(Source code of charts)
= = =

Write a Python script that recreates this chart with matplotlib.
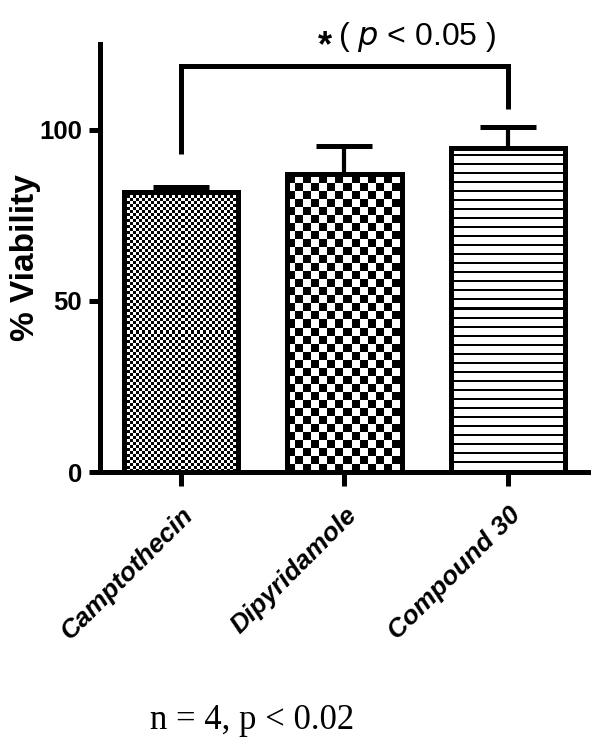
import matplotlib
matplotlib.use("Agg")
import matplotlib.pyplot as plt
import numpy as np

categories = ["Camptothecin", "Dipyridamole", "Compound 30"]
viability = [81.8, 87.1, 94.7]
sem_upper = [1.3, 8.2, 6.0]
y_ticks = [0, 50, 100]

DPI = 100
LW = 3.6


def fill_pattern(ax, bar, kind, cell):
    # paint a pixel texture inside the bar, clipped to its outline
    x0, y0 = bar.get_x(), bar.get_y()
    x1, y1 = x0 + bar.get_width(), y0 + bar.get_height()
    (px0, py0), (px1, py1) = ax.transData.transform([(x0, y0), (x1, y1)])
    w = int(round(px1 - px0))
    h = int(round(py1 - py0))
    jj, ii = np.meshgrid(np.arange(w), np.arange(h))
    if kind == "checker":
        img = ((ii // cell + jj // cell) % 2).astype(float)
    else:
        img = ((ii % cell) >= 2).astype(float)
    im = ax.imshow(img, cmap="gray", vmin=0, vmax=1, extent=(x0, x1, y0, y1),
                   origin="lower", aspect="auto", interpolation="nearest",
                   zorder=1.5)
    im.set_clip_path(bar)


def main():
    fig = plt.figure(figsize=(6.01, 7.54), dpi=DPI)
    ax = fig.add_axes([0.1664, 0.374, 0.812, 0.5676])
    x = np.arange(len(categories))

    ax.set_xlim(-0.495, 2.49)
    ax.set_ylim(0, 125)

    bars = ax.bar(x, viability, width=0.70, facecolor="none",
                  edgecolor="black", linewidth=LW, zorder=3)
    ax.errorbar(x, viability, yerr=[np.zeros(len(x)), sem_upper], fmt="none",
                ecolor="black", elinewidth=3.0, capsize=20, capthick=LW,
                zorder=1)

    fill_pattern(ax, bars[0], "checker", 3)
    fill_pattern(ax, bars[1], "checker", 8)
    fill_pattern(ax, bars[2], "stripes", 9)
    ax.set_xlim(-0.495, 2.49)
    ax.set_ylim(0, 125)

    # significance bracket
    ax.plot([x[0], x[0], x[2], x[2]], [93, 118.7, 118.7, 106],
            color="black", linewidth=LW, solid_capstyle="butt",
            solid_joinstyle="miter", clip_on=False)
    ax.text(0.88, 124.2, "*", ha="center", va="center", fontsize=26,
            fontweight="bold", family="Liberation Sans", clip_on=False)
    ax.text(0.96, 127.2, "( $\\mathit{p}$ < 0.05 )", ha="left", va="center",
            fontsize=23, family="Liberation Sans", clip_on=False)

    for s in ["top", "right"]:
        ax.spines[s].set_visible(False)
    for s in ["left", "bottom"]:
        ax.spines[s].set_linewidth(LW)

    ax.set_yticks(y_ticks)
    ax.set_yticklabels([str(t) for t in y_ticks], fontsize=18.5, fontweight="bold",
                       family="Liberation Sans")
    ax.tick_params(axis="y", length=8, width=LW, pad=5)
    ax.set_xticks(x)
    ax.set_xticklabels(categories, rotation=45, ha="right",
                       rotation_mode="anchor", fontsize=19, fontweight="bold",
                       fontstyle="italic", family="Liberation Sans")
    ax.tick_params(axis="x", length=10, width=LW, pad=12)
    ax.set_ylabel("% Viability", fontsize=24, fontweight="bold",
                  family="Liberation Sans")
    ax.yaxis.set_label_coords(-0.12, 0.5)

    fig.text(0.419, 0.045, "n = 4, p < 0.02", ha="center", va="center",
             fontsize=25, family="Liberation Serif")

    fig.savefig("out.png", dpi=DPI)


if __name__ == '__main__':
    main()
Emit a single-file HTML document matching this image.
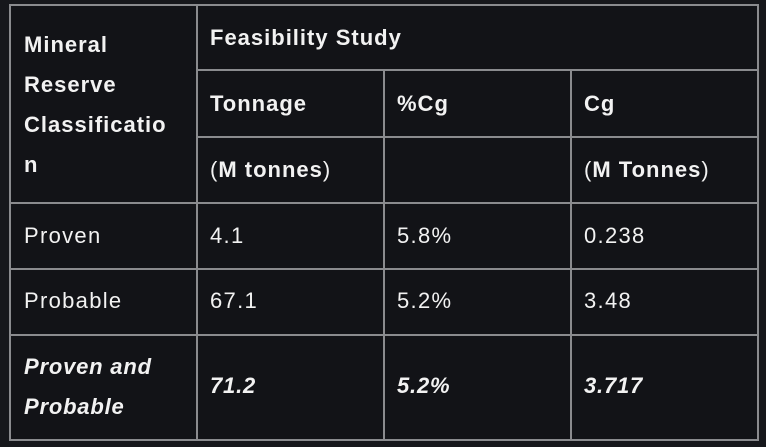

= = =

Written problem: Repeat verbatim all the material, but not the pictures.

Written answer:
Write a Python script that recreates this chart with matplotlib.
import matplotlib
matplotlib.use("Agg")
import matplotlib.pyplot as plt
import numpy as np

categories = ["Camptothecin", "Dipyridamole", "Compound 30"]
viability = [81.8, 87.1, 94.7]
sem_upper = [1.3, 8.2, 6.0]
y_ticks = [0, 50, 100]

DPI = 100
LW = 3.6


def fill_pattern(ax, bar, kind, cell):
    # paint a pixel texture inside the bar, clipped to its outline
    x0, y0 = bar.get_x(), bar.get_y()
    x1, y1 = x0 + bar.get_width(), y0 + bar.get_height()
    (px0, py0), (px1, py1) = ax.transData.transform([(x0, y0), (x1, y1)])
    w = int(round(px1 - px0))
    h = int(round(py1 - py0))
    jj, ii = np.meshgrid(np.arange(w), np.arange(h))
    if kind == "checker":
        img = ((ii // cell + jj // cell) % 2).astype(float)
    else:
        img = ((ii % cell) >= 2).astype(float)
    im = ax.imshow(img, cmap="gray", vmin=0, vmax=1, extent=(x0, x1, y0, y1),
                   origin="lower", aspect="auto", interpolation="nearest",
                   zorder=1.5)
    im.set_clip_path(bar)


def main():
    fig = plt.figure(figsize=(6.01, 7.54), dpi=DPI)
    ax = fig.add_axes([0.1664, 0.374, 0.812, 0.5676])
    x = np.arange(len(categories))

    ax.set_xlim(-0.495, 2.49)
    ax.set_ylim(0, 125)

    bars = ax.bar(x, viability, width=0.70, facecolor="none",
                  edgecolor="black", linewidth=LW, zorder=3)
    ax.errorbar(x, viability, yerr=[np.zeros(len(x)), sem_upper], fmt="none",
                ecolor="black", elinewidth=3.0, capsize=20, capthick=LW,
                zorder=1)

    fill_pattern(ax, bars[0], "checker", 3)
    fill_pattern(ax, bars[1], "checker", 8)
    fill_pattern(ax, bars[2], "stripes", 9)
    ax.set_xlim(-0.495, 2.49)
    ax.set_ylim(0, 125)

    # significance bracket
    ax.plot([x[0], x[0], x[2], x[2]], [93, 118.7, 118.7, 106],
            color="black", linewidth=LW, solid_capstyle="butt",
            solid_joinstyle="miter", clip_on=False)
    ax.text(0.88, 124.2, "*", ha="center", va="center", fontsize=26,
            fontweight="bold", family="Liberation Sans", clip_on=False)
    ax.text(0.96, 127.2, "( $\\mathit{p}$ < 0.05 )", ha="left", va="center",
            fontsize=23, family="Liberation Sans", clip_on=False)

    for s in ["top", "right"]:
        ax.spines[s].set_visible(False)
    for s in ["left", "bottom"]:
        ax.spines[s].set_linewidth(LW)

    ax.set_yticks(y_ticks)
    ax.set_yticklabels([str(t) for t in y_ticks], fontsize=18.5, fontweight="bold",
                       family="Liberation Sans")
    ax.tick_params(axis="y", length=8, width=LW, pad=5)
    ax.set_xticks(x)
    ax.set_xticklabels(categories, rotation=45, ha="right",
                       rotation_mode="anchor", fontsize=19, fontweight="bold",
                       fontstyle="italic", family="Liberation Sans")
    ax.tick_params(axis="x", length=10, width=LW, pad=12)
    ax.set_ylabel("% Viability", fontsize=24, fontweight="bold",
                  family="Liberation Sans")
    ax.yaxis.set_label_coords(-0.12, 0.5)

    fig.text(0.419, 0.045, "n = 4, p < 0.02", ha="center", va="center",
             fontsize=25, family="Liberation Serif")

    fig.savefig("out.png", dpi=DPI)


if __name__ == '__main__':
    main()
Emit a single-file HTML document matching this image.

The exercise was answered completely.